Orphaned and left homeless, Nyo Mynt described how his entire family were washed away in floods that turned his village into a cemetery.
The 16-year-old talks of seeing countless bodies floating in the river and the prevailing stench of death that has poisoned the air.
His personal tragedy was relayed to a aid worker from the charity World Vision at a displacement camp in Myaung Mya.
Nyo Mynt’s story begins on Friday May 2 as the devastating cyclone was about to hit his village near Laputta in the Irrawaddy Delta region.
The eldest of six brother and sisters, the boy recalled: “I heard there was going to be a storm. The signs were there – dark clouds and some rain.”
“We were preparing our meals when the wind blew down our little house. The water quickly flooded the surroundings.

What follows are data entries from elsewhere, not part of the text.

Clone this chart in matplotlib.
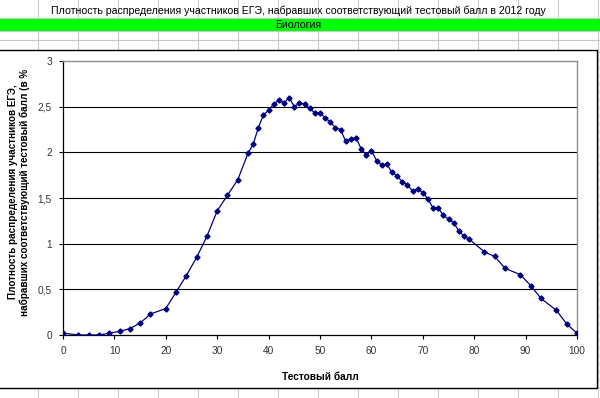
import matplotlib
matplotlib.use("Agg")
import matplotlib.pyplot as plt
from matplotlib.patches import Rectangle
from matplotlib.lines import Line2D

# ---- data ----
scores = [0, 3, 5, 7, 9, 11, 13, 15, 17, 20, 22, 24, 26, 28, 30, 32, 34, 36, 37, 38,
          39, 40, 41, 42, 43, 44, 45, 46, 47, 48, 49, 50, 51, 52, 53, 54, 55, 56, 57,
          58, 59, 60, 61, 62, 63, 64, 65, 66, 67, 68, 69, 70, 71, 72, 73, 74, 75, 76,
          77, 78, 79, 82, 84, 86, 89, 91, 93, 96, 98, 100]
density = [0.02, 0.0, 0.0, 0.0, 0.02, 0.04, 0.07, 0.13, 0.23, 0.29, 0.47, 0.65, 0.85,
           1.08, 1.36, 1.53, 1.70, 1.99, 2.09, 2.27, 2.41, 2.46, 2.53, 2.57, 2.54, 2.60,
           2.50, 2.54, 2.53, 2.48, 2.43, 2.43, 2.38, 2.33, 2.27, 2.25, 2.12, 2.15, 2.16,
           2.04, 1.97, 2.02, 1.91, 1.86, 1.87, 1.78, 1.74, 1.68, 1.64, 1.58, 1.60, 1.56,
           1.49, 1.39, 1.39, 1.31, 1.27, 1.23, 1.14, 1.08, 1.05, 0.91, 0.86, 0.73, 0.66,
           0.54, 0.40, 0.27, 0.12, 0.02]
x_ticks = [0, 10, 20, 30, 40, 50, 60, 70, 80, 90, 100]
y_ticks = [0, 0.5, 1, 1.5, 2, 2.5, 3]
y_tick_labels = ["0", "0,5", "1", "1,5", "2", "2,5", "3"]

title = "Плотность распределения участников ЕГЭ, набравших соответствующий тестовый балл в 2012 году"
subject = "Биология"
x_label = "Тестовый балл"
y_label = "Плотность распределения участников ЕГЭ,\nнабравших соответствующий тестовый балл (в %"

plt.rcParams['font.family'] = ['Liberation Sans', 'DejaVu Sans']

W, H = 600, 398
fig = plt.figure(figsize=(W / 100, H / 100), dpi=100)
fig.patch.set_facecolor('white')

def fx(x):
    return x / W

def fy(y):
    return 1 - y / H

grid_col = '#c8c8c8'
# spreadsheet column lines
for cx in range(38, 600, 40):
    fig.add_artist(Line2D([fx(cx), fx(cx)], [0, 1], color=grid_col, lw=0.8, zorder=0))
# spreadsheet row lines
for ry in [18, 31, 40, 388]:
    fig.add_artist(Line2D([0, 1], [fy(ry), fy(ry)], color=grid_col, lw=0.8, zorder=0))
for ry in range(52, 388, 8):
    fig.add_artist(Line2D([fx(597), 1], [fy(ry), fy(ry)], color=grid_col, lw=0.8, zorder=0))

# title row
fig.text(fx(298), fy(11), title, ha='center', va='center', fontsize=7.6, color='black', zorder=3)
# green band
fig.add_artist(Rectangle((0, fy(31)), 1, (31 - 19) / H, transform=fig.transFigure,
                         facecolor='#00ff00', edgecolor='none', zorder=1))
fig.text(fx(298), fy(25), subject, ha='center', va='center', fontsize=7.6, color='black', zorder=3)

# chart area
fig.add_artist(Rectangle((fx(-2), fy(388)), fx(599), (388 - 50) / H, transform=fig.transFigure,
                         facecolor='white', edgecolor='black', lw=1.0, zorder=1))

ax = fig.add_axes([fx(63), fy(335), fx(577 - 63), (335 - 61) / H], zorder=2)
ax.set_facecolor('white')
ax.plot(scores, density, color='#000080', lw=0.9, marker='D', markersize=2.6,
        markerfacecolor='#000080', markeredgecolor='#000080', zorder=3)

ax.set_xlim(0, 100)
ax.set_ylim(0, 3)
ax.set_xticks(x_ticks)
ax.set_yticks(y_ticks)
ax.set_yticklabels(y_tick_labels)
for yv in y_ticks[1:-1]:
    ax.axhline(yv, color='black', lw=0.8, zorder=1)
ax.tick_params(axis='both', labelsize=7.3, labelcolor='#333333', length=3, width=0.8,
               direction='out', pad=5)
for s in ['top', 'right']:
    ax.spines[s].set_color('#909090')
    ax.spines[s].set_linewidth(1.0)
for s in ['left', 'bottom']:
    ax.spines[s].set_color('black')
    ax.spines[s].set_linewidth(0.9)

fig.text(fx(320), fy(377), x_label, ha='center', va='center', fontsize=7.3,
         fontweight='bold', zorder=3)
fig.text(fx(19), fy(192), y_label, ha='center', va='center', fontsize=7.1,
         fontweight='bold', rotation=90, linespacing=1.25, zorder=3)

fig.savefig('out.png', dpi=100)
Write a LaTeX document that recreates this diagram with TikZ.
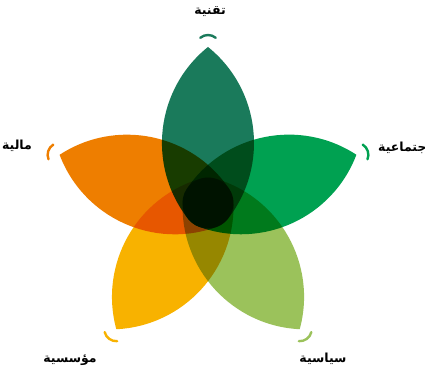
\documentclass[tikz,border=0pt]{standalone}
\usepackage{fontspec}
\newfontfamily\arabicfont[Script=Arabic]{DejaVu Sans}
\TeXXeTstate=1
\definecolor{cTop}{RGB}{26,122,91}
\definecolor{cRight}{RGB}{0,161,81}
\definecolor{cBR}{RGB}{155,194,91}
\definecolor{cBL}{RGB}{248,178,0}
\definecolor{cLeft}{RGB}{238,126,0}
\tikzset{
  petal/.pic={
    \fill[pic actions] (0,156) arc[start angle=51.2, end angle=-37.9, radius=123.2]
      arc[start angle=-37.9, end angle=-142.1, radius=25.4]
      arc[start angle=217.9, end angle=128.8, radius=123.2] -- cycle;
  },
  tipmark/.style={line width=2.4pt, line cap=round},
  lbl/.style={inner sep=0pt, font=\arabicfont\bfseries\fontsize{12.5}{14}\selectfont}
}
\begin{document}
\begin{tikzpicture}[x=1pt,y=1pt]
\useasboundingbox (0,0) rectangle (425,371);
\coordinate (C) at (208,168);
\begin{scope}[shift={(C)}]
  \begin{scope}[blend group=multiply]
    \pic[fill=cTop,rotate=0] {petal};
    \pic[fill=cRight,rotate=-72] {petal};
    \pic[fill=cBR,rotate=-144] {petal};
    \pic[fill=cBL,rotate=144] {petal};
    \pic[fill=cLeft,rotate=72] {petal};
  \end{scope}
  \foreach \nm/\ang/\col in {tT/90/cTop, tR/18/cRight, tBR/-54/cBR, tBL/-126/cBL, tL/162/cLeft}{
    \coordinate (\nm) at (\ang:156);
    \draw[tipmark, \col] (\nm) ++(\ang-40:12) arc[start angle=\ang-40, end angle=\ang+40, radius=12];
  }
\end{scope}
\node[lbl] (lT) at (210,359) {\beginR تقنية\endR};
\node[lbl, anchor=west] (lR) at (378,223) {\beginR اجتماعية\endR};
\node[lbl] (lBR) at (323,12) {\beginR سياسية\endR};
\node[lbl] (lBL) at (70,11) {\beginR مؤسسية\endR};
\node[lbl] (lL) at (17,225) {\beginR مالية\endR};
\end{tikzpicture}
\end{document}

The family decided to move to a church on higher ground in a bid to escape the torrent.
As they struggled to make it to the relative safety of the church, the family members tied themselves together with a home-made coconut rope. But it failed to withstand the force of the waters.

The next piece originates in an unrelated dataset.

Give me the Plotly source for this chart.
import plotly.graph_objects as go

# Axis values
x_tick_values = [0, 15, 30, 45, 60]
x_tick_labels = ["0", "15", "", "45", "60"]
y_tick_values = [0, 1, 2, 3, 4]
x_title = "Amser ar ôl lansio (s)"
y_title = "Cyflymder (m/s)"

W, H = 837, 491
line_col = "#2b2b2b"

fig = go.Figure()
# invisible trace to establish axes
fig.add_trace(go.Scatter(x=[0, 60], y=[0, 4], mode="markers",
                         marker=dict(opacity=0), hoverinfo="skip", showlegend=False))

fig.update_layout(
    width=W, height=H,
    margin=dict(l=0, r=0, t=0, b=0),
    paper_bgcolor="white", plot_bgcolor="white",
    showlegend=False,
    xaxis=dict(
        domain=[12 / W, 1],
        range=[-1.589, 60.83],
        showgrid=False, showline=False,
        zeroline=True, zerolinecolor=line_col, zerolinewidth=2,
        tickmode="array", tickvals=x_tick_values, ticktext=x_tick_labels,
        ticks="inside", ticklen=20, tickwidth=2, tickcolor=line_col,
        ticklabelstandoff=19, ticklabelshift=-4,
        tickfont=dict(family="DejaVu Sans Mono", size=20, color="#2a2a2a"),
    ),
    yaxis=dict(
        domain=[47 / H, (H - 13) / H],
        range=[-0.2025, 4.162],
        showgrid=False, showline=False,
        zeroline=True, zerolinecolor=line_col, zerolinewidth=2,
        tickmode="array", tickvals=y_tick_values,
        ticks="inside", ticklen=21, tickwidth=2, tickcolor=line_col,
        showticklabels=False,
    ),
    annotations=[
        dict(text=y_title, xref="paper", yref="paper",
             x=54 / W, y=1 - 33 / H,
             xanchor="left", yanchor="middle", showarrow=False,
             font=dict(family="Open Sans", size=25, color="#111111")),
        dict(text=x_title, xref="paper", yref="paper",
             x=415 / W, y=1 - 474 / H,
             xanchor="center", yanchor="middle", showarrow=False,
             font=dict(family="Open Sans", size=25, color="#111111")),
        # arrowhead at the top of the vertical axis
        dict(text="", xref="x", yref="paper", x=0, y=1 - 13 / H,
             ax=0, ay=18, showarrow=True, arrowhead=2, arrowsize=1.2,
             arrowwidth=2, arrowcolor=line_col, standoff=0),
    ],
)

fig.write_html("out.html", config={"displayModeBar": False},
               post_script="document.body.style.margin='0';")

“At one point the rope broke, only my mother and I were joined together. The others were washed away by the tide,” Nyo said.
“I grabbed my mother with one hand with all my strength. We hit a tree that was floating adrift.
“My hand weakened because of the force then I lost my mum there.
“I was terrified and clung on to that tree the whole night. The tide submerged me many times.”
The following morning with the waters now receding, Nyo woke up alone and unable to walk.
“Pain covered my whole body,” he said.
The strength of the current had stripped the young Burmese man. Naked, he rode a buffalo towards the village he had fled the night before.
“I found nothing where my house used to be,” Nyo said.
Out of a population of more than 1,000, only around a third of the village had survived.
Too weak to leave, he ate a little rice cooked in salty water with those lucky enough to survive before setting off on the Sunday to find food and shelter.
His diary reveals the horrific scenes that met survivors in the immediate aftermath of the cyclone.
“We found countless numbers of corpses floating in the rivers and also on the roads.
“The bad smell was everywhere in the air,” he said.
Eventually, after two days’ walking, Nyo arrived at the township of Laputta.
“We had nothing to eat. I went out on the streets, jostling to get boiled rice. Only stronger people got that scarce food.”
He added: “That place was a different hell from my village. We had to stay there two days.”
Nyo eventually made his way to the refugee camp at Myaung Mya on Wednesday last week, where he received his first proper meal for nearly a week.
Despite surviving the disaster, Nyo’s future remains uncertain.
He said: “I don’t want to go back to my village – it is now like a cemetery for me.”
World Vision said Nyo Mynt is typical of tens of thousands of children who lost their parents or other loved ones in Cyclone Nargis and are now living in desperate conditions.